REQUIRED WORK: Return each line of the data below exactly, omitting any pictures.

SUPPLIED MATERIAL:

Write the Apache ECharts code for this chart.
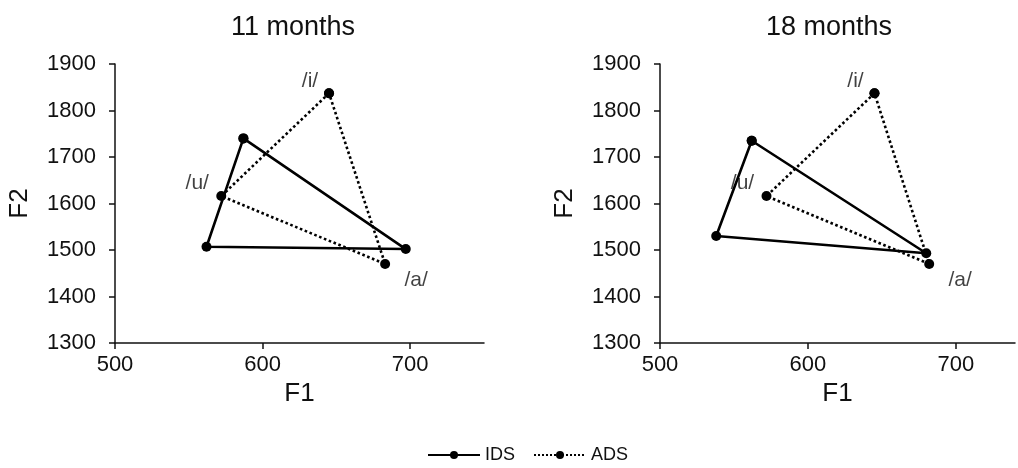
<!DOCTYPE html>
<html><head><meta charset="utf-8">
<script src="https://cdn.jsdelivr.net/npm/echarts@6/dist/echarts.min.js"></script>
<style>html,body{margin:0;padding:0;background:#fff}#c{width:1018px;height:468px}</style>
</head><body><div id="c"></div>
<script>
// Data (F1, F2) per vowel, order: /i/, /u/, /a/
const vowels = ['/i/', '/u/', '/a/'];
const panels = ['11 months', '18 months'];
const ids11 = [[587, 1740], [562, 1507], [697, 1502]];
const ads11 = [[645, 1837], [572, 1616], [683, 1470]];
const ids18 = [[562, 1735], [538, 1530], [680, 1493]];
const ads18 = [[645, 1837], [572, 1616], [682, 1470]];
const xTicks = [500, 600, 700];
const yTicks = [1300, 1400, 1500, 1600, 1700, 1800, 1900];

const font = 'Liberation Sans, Arial, sans-serif';
const labelOffsets = [[-19, -12], [-24, -13], [31, 16]];
const closeLoop = a => a.concat([a[0]]);

function makeAxes(gi, xMax) {
  const x = {
    type: 'value', gridIndex: gi, min: 500, max: xMax, interval: 100,
    name: 'F1', nameLocation: 'middle', nameGap: 38,
    nameTextStyle: { fontFamily: font, fontSize: 26, color: '#111' },
    axisLine: { show: true, lineStyle: { color: '#111', width: 1.5 } },
    axisTick: { show: true, inside: false, length: 6, customValues: xTicks,
      lineStyle: { color: '#111', width: 1.5 } },
    axisLabel: { fontFamily: font, fontSize: 22, color: '#111', margin: 11, customValues: xTicks,
      formatter: v => String(v) },
    splitLine: { show: false }
  };
  const y = {
    type: 'value', gridIndex: gi, min: yTicks[0], max: yTicks[yTicks.length - 1], interval: 100,
    name: 'F2', nameLocation: 'middle', nameGap: 82, nameRotate: 90,
    nameTextStyle: { fontFamily: font, fontSize: 26, color: '#111' },
    axisLine: { show: true, lineStyle: { color: '#111', width: 1.5 } },
    axisTick: { show: true, inside: false, length: 6, lineStyle: { color: '#111', width: 1.5 } },
    axisLabel: { fontFamily: font, fontSize: 22, color: '#111', margin: 19,
      formatter: v => String(v) },
    splitLine: { show: false }
  };
  return [x, y];
}

const ax0 = makeAxes(0, 750), ax1 = makeAxes(1, 740);

function lineSeries(name, data, gi, dotted) {
  return {
    name: name, type: 'line', xAxisIndex: gi, yAxisIndex: gi,
    data: closeLoop(data), symbol: 'circle', symbolSize: 10, showSymbol: true,
    lineStyle: { color: '#000', width: 2.6, type: dotted ? 'dotted' : 'solid' },
    itemStyle: { color: '#000' }, animation: false, z: dotted ? 3 : 4
  };
}
function labelSeries(data, gi) {
  return {
    type: 'scatter', xAxisIndex: gi, yAxisIndex: gi, symbolSize: 0, silent: true,
    itemStyle: { color: '#000' },
    data: data.map((p, i) => ({
      value: p,
      label: { show: true, position: 'inside', offset: labelOffsets[i], formatter: vowels[i],
        fontFamily: font, fontSize: 21, color: '#111', textBorderWidth: 0 }
    })),
    animation: false
  };
}

const option = {
  backgroundColor: '#fff',
  title: [
    { text: panels[0], left: 226, top: 9, textStyle: { fontFamily: font, fontSize: 27, fontWeight: 'normal', color: '#111' } },
    { text: panels[1], left: 761, top: 9, textStyle: { fontFamily: font, fontSize: 27, fontWeight: 'normal', color: '#111' } }
  ],
  grid: [
    { left: 115, top: 64, width: 369, height: 279 },
    { left: 660, top: 64, width: 355, height: 279 }
  ],
  xAxis: [ax0[0], ax1[0]],
  yAxis: [ax0[1], ax1[1]],
  legend: {
    top: 441, left: 422, itemWidth: 52, itemHeight: 10, itemGap: 18,
    textStyle: { fontFamily: font, fontSize: 18, color: '#111' },
    data: ['IDS', 'ADS']
  },
  series: [
    lineSeries('IDS', ids11, 0, false),
    lineSeries('ADS', ads11, 0, true),
    labelSeries(ads11, 0),
    lineSeries('IDS', ids18, 1, false),
    lineSeries('ADS', ads18, 1, true),
    labelSeries(ads18, 1)
  ]
};
const chart = echarts.init(document.getElementById('c'), null, { renderer: 'canvas' });
chart.setOption(option);
</script></body></html>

OUTPUT BELOW:
Write the Apache ECharts code for this chart.
<!DOCTYPE html>
<html><head><meta charset="utf-8">
<script src="https://cdn.jsdelivr.net/npm/echarts@6/dist/echarts.min.js"></script>
<style>html,body{margin:0;padding:0;background:#fff}#c{width:1018px;height:468px}</style>
</head><body><div id="c"></div>
<script>
// Data (F1, F2) per vowel, order: /i/, /u/, /a/
const vowels = ['/i/', '/u/', '/a/'];
const panels = ['11 months', '18 months'];
const ids11 = [[587, 1740], [562, 1507], [697, 1502]];
const ads11 = [[645, 1837], [572, 1616], [683, 1470]];
const ids18 = [[562, 1735], [538, 1530], [680, 1493]];
const ads18 = [[645, 1837], [572, 1616], [682, 1470]];
const xTicks = [500, 600, 700];
const yTicks = [1300, 1400, 1500, 1600, 1700, 1800, 1900];

const font = 'Liberation Sans, Arial, sans-serif';
const labelOffsets = [[-19, -12], [-24, -13], [31, 16]];
const closeLoop = a => a.concat([a[0]]);

function makeAxes(gi, xMax) {
  const x = {
    type: 'value', gridIndex: gi, min: 500, max: xMax, interval: 100,
    name: 'F1', nameLocation: 'middle', nameGap: 38,
    nameTextStyle: { fontFamily: font, fontSize: 26, color: '#111' },
    axisLine: { show: true, lineStyle: { color: '#111', width: 1.5 } },
    axisTick: { show: true, inside: false, length: 6, customValues: xTicks,
      lineStyle: { color: '#111', width: 1.5 } },
    axisLabel: { fontFamily: font, fontSize: 22, color: '#111', margin: 11, customValues: xTicks,
      formatter: v => String(v) },
    splitLine: { show: false }
  };
  const y = {
    type: 'value', gridIndex: gi, min: yTicks[0], max: yTicks[yTicks.length - 1], interval: 100,
    name: 'F2', nameLocation: 'middle', nameGap: 82, nameRotate: 90,
    nameTextStyle: { fontFamily: font, fontSize: 26, color: '#111' },
    axisLine: { show: true, lineStyle: { color: '#111', width: 1.5 } },
    axisTick: { show: true, inside: false, length: 6, lineStyle: { color: '#111', width: 1.5 } },
    axisLabel: { fontFamily: font, fontSize: 22, color: '#111', margin: 19,
      formatter: v => String(v) },
    splitLine: { show: false }
  };
  return [x, y];
}

const ax0 = makeAxes(0, 750), ax1 = makeAxes(1, 740);

function lineSeries(name, data, gi, dotted) {
  return {
    name: name, type: 'line', xAxisIndex: gi, yAxisIndex: gi,
    data: closeLoop(data), symbol: 'circle', symbolSize: 10, showSymbol: true,
    lineStyle: { color: '#000', width: 2.6, type: dotted ? 'dotted' : 'solid' },
    itemStyle: { color: '#000' }, animation: false, z: dotted ? 3 : 4
  };
}
function labelSeries(data, gi) {
  return {
    type: 'scatter', xAxisIndex: gi, yAxisIndex: gi, symbolSize: 0, silent: true,
    itemStyle: { color: '#000' },
    data: data.map((p, i) => ({
      value: p,
      label: { show: true, position: 'inside', offset: labelOffsets[i], formatter: vowels[i],
        fontFamily: font, fontSize: 21, color: '#111', textBorderWidth: 0 }
    })),
    animation: false
  };
}

const option = {
  backgroundColor: '#fff',
  title: [
    { text: panels[0], left: 226, top: 9, textStyle: { fontFamily: font, fontSize: 27, fontWeight: 'normal', color: '#111' } },
    { text: panels[1], left: 761, top: 9, textStyle: { fontFamily: font, fontSize: 27, fontWeight: 'normal', color: '#111' } }
  ],
  grid: [
    { left: 115, top: 64, width: 369, height: 279 },
    { left: 660, top: 64, width: 355, height: 279 }
  ],
  xAxis: [ax0[0], ax1[0]],
  yAxis: [ax0[1], ax1[1]],
  legend: {
    top: 441, left: 422, itemWidth: 52, itemHeight: 10, itemGap: 18,
    textStyle: { fontFamily: font, fontSize: 18, color: '#111' },
    data: ['IDS', 'ADS']
  },
  series: [
    lineSeries('IDS', ids11, 0, false),
    lineSeries('ADS', ads11, 0, true),
    labelSeries(ads11, 0),
    lineSeries('IDS', ids18, 1, false),
    lineSeries('ADS', ads18, 1, true),
    labelSeries(ads18, 1)
  ]
};
const chart = echarts.init(document.getElementById('c'), null, { renderer: 'canvas' });
chart.setOption(option);
</script></body></html>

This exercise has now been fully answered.